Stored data
==================================================

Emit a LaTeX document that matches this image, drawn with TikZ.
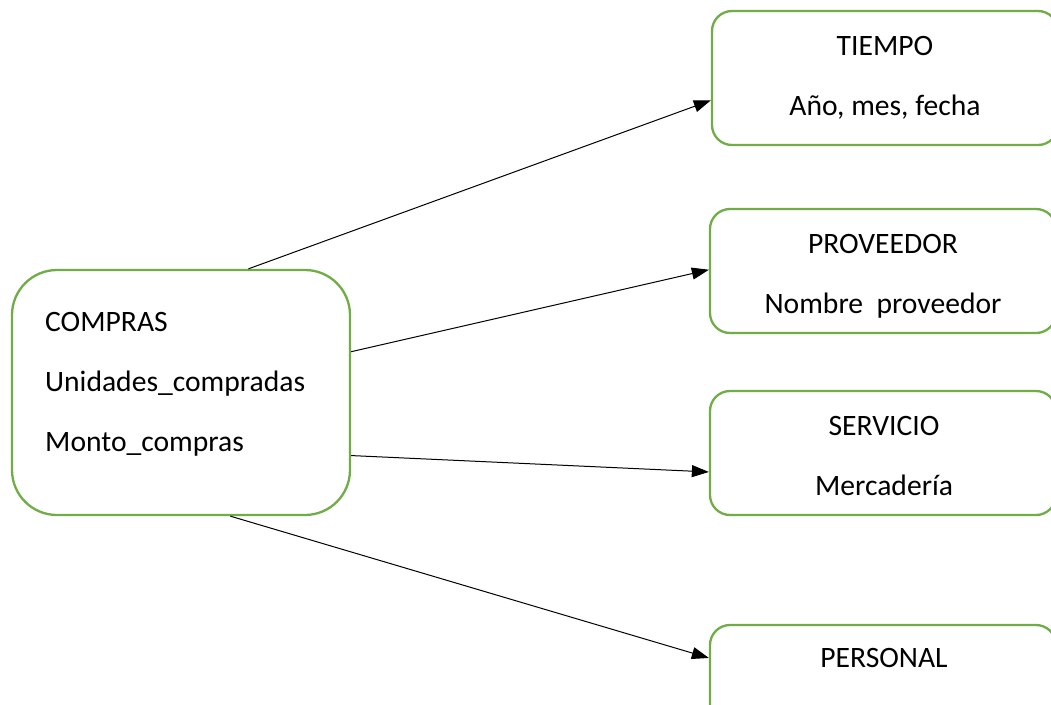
\documentclass[tikz,border=0pt]{standalone}
\usepackage{fontspec}
\setmainfont{Carlito}
\usetikzlibrary{arrows.meta,calc}
\definecolor{boxgreen}{HTML}{70AD47}
\tikzset{
  entity/.style={draw=boxgreen, line width=2.3pt, rounded corners=#1, fill=white, inner sep=0pt},
  txt/.style={anchor=base, inner sep=0pt, font=\fontsize{29.6}{35}\selectfont},
  link/.style={line width=1pt, -{Triangle[length=17pt,width=12pt]}}
}
\begin{document}
\begin{tikzpicture}[x=1pt,y=-1pt]
  \useasboundingbox (0,0) rectangle (1051,704);
  \clip (0,0) rectangle (1051,704);

  % fact box
  \node[entity=45, minimum width=338pt, minimum height=245pt] (compras) at (181,392.5) {};
  \node[txt, anchor=base west] (tCompras) at (45,331) {COMPRAS};
  \node[txt, anchor=base west] (tUnidades) at (45,391) {Unidades\_compradas};
  \node[txt, anchor=base west] (tMonto) at (45,451) {Monto\_compras};

  % dimension boxes
  \node[entity=20, minimum width=346pt, minimum height=134pt] (tiempo) at (885,78) {};
  \node[txt] (tTiempo) at (885,55) {TIEMPO};
  \node[txt] (tFecha) at (885,115) {Año, mes, fecha};

  \node[entity=20, minimum width=346pt, minimum height=124pt] (proveedor) at (883,271) {};
  \node[txt] (tProveedor) at (883,253) {PROVEEDOR};
  \node[txt] (tNombre) at (883,313) {Nombre \ proveedor};

  \node[entity=20, minimum width=346pt, minimum height=124pt] (servicio) at (883,453) {};
  \node[txt] (tServicio) at (884,435) {SERVICIO};
  \node[txt] (tMercaderia) at (884,495) {Mercadería};

  \node[entity=20, minimum width=346pt, minimum height=124pt] (personal) at (883,687) {};
  \node[txt] (tPersonal) at (884,667) {PERSONAL};

  % links
  \draw[link] ($(compras.north west)!0.698!(compras.north east)$) -- ($(tiempo.north west)!0.664!(tiempo.south west)$);
  \draw[link] ($(compras.north east)!0.335!(compras.south east)$) -- ($(proveedor.north west)!0.49!(proveedor.south west)$);
  \draw[link] ($(compras.north east)!0.755!(compras.south east)$) -- ($(servicio.north west)!0.65!(servicio.south west)$);
  \draw[link] ($(compras.south west)!0.645!(compras.south east)$) -- ($(personal.north west)!0.27!(personal.south west)$);
\end{tikzpicture}
\end{document}
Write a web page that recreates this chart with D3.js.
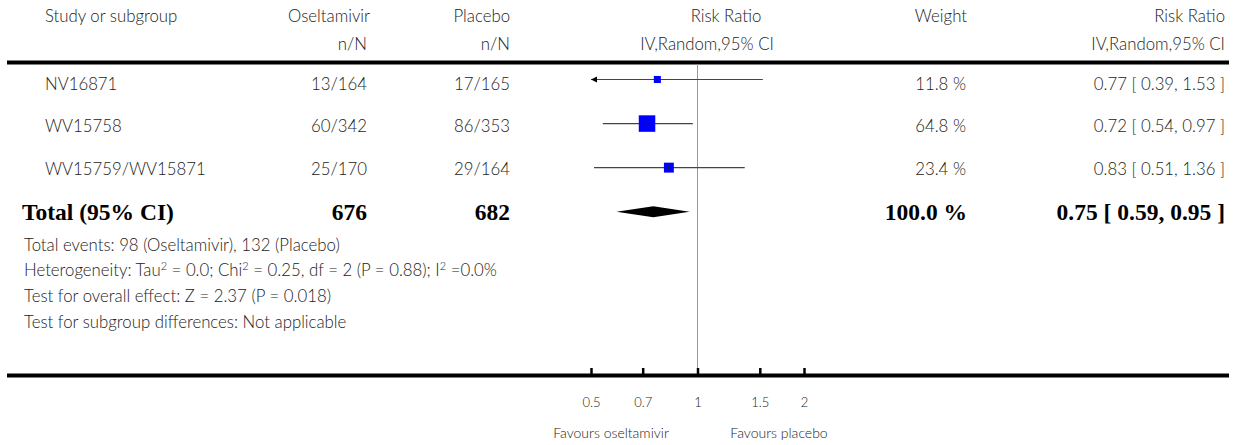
<!DOCTYPE html>
<html><head><meta charset="utf-8">
<script src="https://cdn.jsdelivr.net/npm/d3@7"></script>
<style>
html,body{margin:0;padding:0;background:#fff;}
svg{display:block;}
</style></head>
<body>
<svg id="chart" width="1239" height="445"></svg>
<script>
// ---- data ----
const studies = ["NV16871", "WV15758", "WV15759/WV15871"];
const oselEvents = [13, 60, 25];
const oselTotal = [164, 342, 170];
const placEvents = [17, 86, 29];
const placTotal = [165, 353, 164];
const riskRatio = [0.77, 0.72, 0.83];
const ciLow = [0.39, 0.54, 0.51];
const ciHigh = [1.53, 0.97, 1.36];
const weights = [11.8, 64.8, 23.4];
const totalLabel = "Total (95% CI)";
const totalOsel = 676, totalPlac = 682, totalWeight = 100.0;
const totalRR = 0.75, totalLow = 0.59, totalHigh = 0.95;
const tickValues = [0.5, 0.7, 1, 1.5, 2];
const tickLabels = ["0.5", "0.7", "1", "1.5", "2"];
// footnote lines as [text, isSuperscript] segments
const footnotes = [
  [["Total events: 98 (Oseltamivir), 132 (Placebo)", 0]],
  [["Heterogeneity: Tau", 0], ["2", 1], [" = 0.0; Chi", 0], ["2", 1],
   [" = 0.25, df = 2 (P = 0.88); I", 0], ["2", 1], [" =0.0%", 0]],
  [["Test for overall effect: Z = 2.37 (P = 0.018)", 0]],
  [["Test for subgroup differences: Not applicable", 0]]
];

// ---- layout ----
const svg = d3.select("#chart");
const sans = "Lato, 'Open Sans', sans-serif";
const serif = "'Liberation Serif', 'DejaVu Serif', serif";
const txt = "#222";
const fs = 16.8;
const fw = 300;

const x = d3.scaleLog().domain([0.5, 2]).range([591, 804]);
const y = d3.scaleLinear().domain([0, 3]).range([79.5, 211.7]);
const yText = d3.scaleLinear().domain([0, 2]).range([89.5, 174.5]);
const side = d3.scaleSqrt().domain([0, 100]).range([0, 20.5]);
const fmt2 = d3.format(".2f");

function text(xp, yp, s, anchor, opts = {}) {
  return svg.append("text").attr("x", xp).attr("y", yp)
    .attr("text-anchor", anchor)
    .attr("font-family", opts.family || sans)
    .attr("font-size", opts.size || fs)
    .attr("font-weight", opts.weight || fw)
    .attr("fill", opts.fill || txt)
    .text(s);
}

// header
text(45, 22, "Study or subgroup", "start");
text(370, 22, "Oseltamivir", "end");
text(510, 22, "Placebo", "end");
text(726, 22, "Risk Ratio", "middle");
text(967, 22, "Weight", "end");
text(1225, 22, "Risk Ratio", "end");
text(367, 50, "n/N", "end");
text(510, 50, "n/N", "end");
text(707, 50, "IV,Random,95% CI", "middle");
text(1225, 50, "IV,Random,95% CI", "end");

// rules
svg.append("line").attr("x1", 7).attr("x2", 1229).attr("y1", 62.5).attr("y2", 62.5)
  .attr("stroke", "#000").attr("stroke-width", 4);
svg.append("line").attr("x1", 7).attr("x2", 1229).attr("y1", 375.5).attr("y2", 375.5)
  .attr("stroke", "#000").attr("stroke-width", 4);

// vertical line of no effect
svg.append("line").attr("x1", x(1)).attr("x2", x(1)).attr("y1", 64).attr("y2", 374)
  .attr("stroke", "#999").attr("stroke-width", 1);

// study rows
studies.forEach((s, i) => {
  const yy = y(i);
  const tb = yText(i);
  text(45, tb, s, "start");
  text(367, tb, oselEvents[i] + "/" + oselTotal[i], "end");
  text(510, tb, placEvents[i] + "/" + placTotal[i], "end");
  text(966, tb, weights[i].toFixed(1) + " %", "end");
  text(1225, tb, fmt2(riskRatio[i]) + " [ " + fmt2(ciLow[i]) + ", " + fmt2(ciHigh[i]) + " ]", "end");

  const [d0, d1] = x.domain();
  const lo = Math.max(ciLow[i], d0), hi = Math.min(ciHigh[i], d1);
  svg.append("line").attr("x1", x(lo)).attr("x2", x(hi)).attr("y1", yy).attr("y2", yy)
    .attr("stroke", "#444").attr("stroke-width", 1.2);
  if (ciLow[i] < d0) {
    const ax = x(d0);
    svg.append("path").attr("d", `M${ax},${yy} L${ax + 6},${yy - 3} L${ax + 6},${yy + 3} Z`).attr("fill", "#000");
  }
  if (ciHigh[i] > d1) {
    const ax = x(d1);
    svg.append("path").attr("d", `M${ax},${yy} L${ax - 6},${yy - 3} L${ax - 6},${yy + 3} Z`).attr("fill", "#000");
  }
  const w = side(weights[i]);
  svg.append("rect").attr("x", x(riskRatio[i]) - w / 2).attr("y", yy - w / 2)
    .attr("width", w).attr("height", w).attr("fill", "#0000ff");
  svg.append("line").attr("x1", x(riskRatio[i])).attr("x2", x(riskRatio[i]))
    .attr("y1", yy - 2.5).attr("y2", yy + 2.5).attr("stroke", "#222").attr("stroke-width", 1);
});

// total row
const ty = y(3);
const bold = { family: serif, weight: "bold", size: 23.5, fill: "#000" };
text(22, ty + 8.5, totalLabel, "start", bold);
text(367, ty + 8.5, String(totalOsel), "end", bold);
text(510, ty + 8.5, String(totalPlac), "end", bold);
text(967, ty + 8.5, totalWeight.toFixed(1) + " %", "end", bold);
text(1225, ty + 8.5, fmt2(totalRR) + " [ " + fmt2(totalLow) + ", " + fmt2(totalHigh) + " ]", "end", bold);
svg.append("path")
  .attr("d", `M${x(totalLow)},${ty} L${x(totalRR)},${ty - 5.5} L${x(totalHigh)},${ty} L${x(totalRR)},${ty + 5.5} Z`)
  .attr("fill", "#000");

// footnotes
footnotes.forEach((segs, i) => {
  const t = svg.append("text").attr("x", 24).attr("y", 250.5 + i * 25.8)
    .attr("font-family", sans).attr("font-size", 16.8).attr("font-weight", fw).attr("fill", txt);
  segs.forEach(([s, sup]) => {
    const ts = t.append("tspan").text(s);
    if (sup) ts.attr("font-size", 11).attr("baseline-shift", "55%");
  });
});

// axis
const axis = d3.axisBottom(x).tickValues(tickValues)
  .tickFormat((d, i) => tickLabels[i])
  .tickSizeInner(-6).tickSizeOuter(0).tickPadding(24);
const ag = svg.append("g").attr("transform", "translate(0,374)").call(axis);
ag.select(".domain").remove();
ag.selectAll(".tick line").attr("stroke", "#000").attr("stroke-width", 2.5);
ag.selectAll(".tick text").attr("font-family", sans).attr("font-size", 13)
  .attr("font-weight", fw).attr("fill", txt);

text(611, 438, "Favours oseltamivir", "middle", { size: 14 });
text(779, 438, "Favours placebo", "middle", { size: 14 });
</script>
</body></html>
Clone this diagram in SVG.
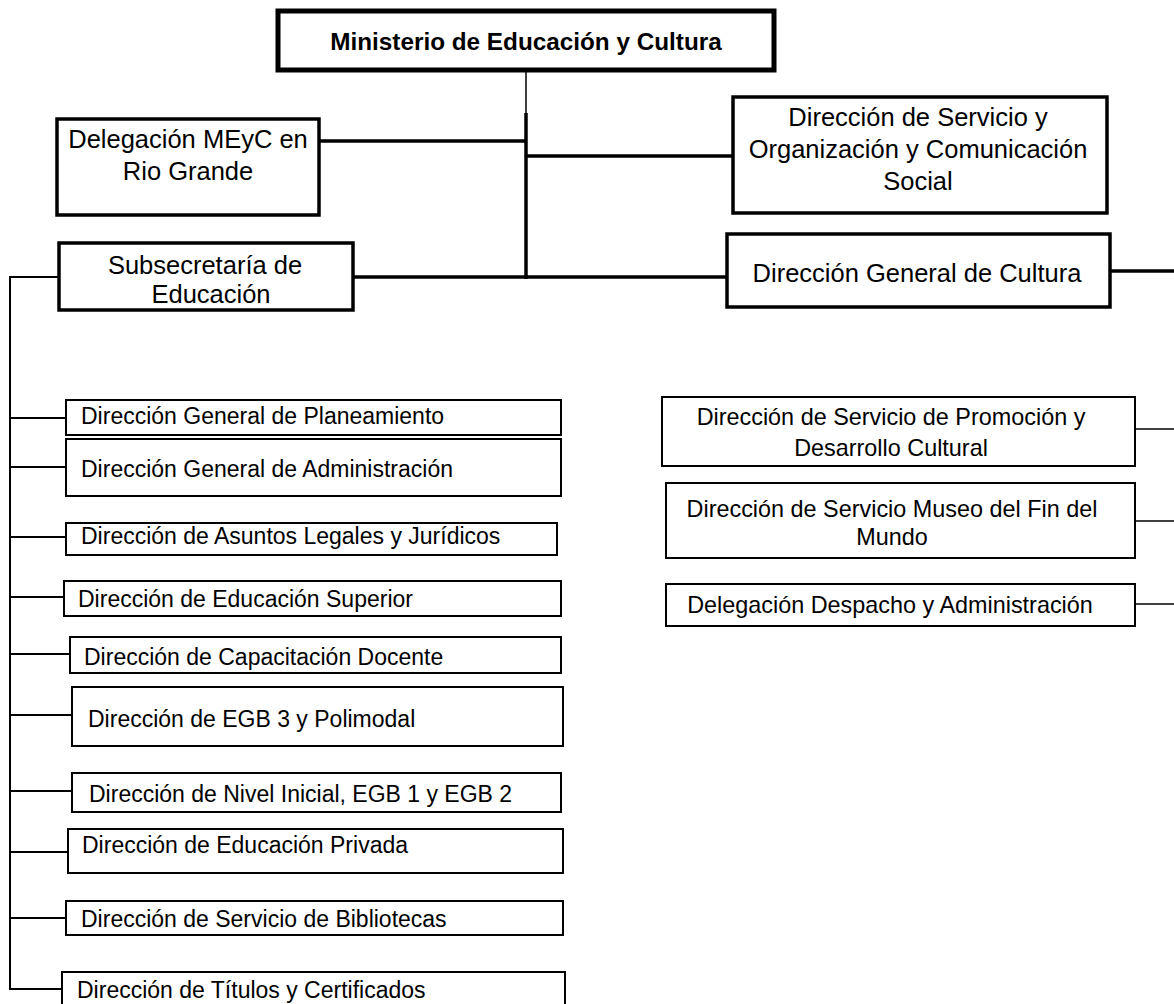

==================================================

[EXERCISE INSTRUCTIONS] Locate the word "chart" in the data above. Copy every line carrying it.

[WRITTEN RESPONSE]
Write a web page that recreates this chart with D3.js.
<svg id="chart" width="1239" height="445"></svg>
const svg = d3.select("#chart");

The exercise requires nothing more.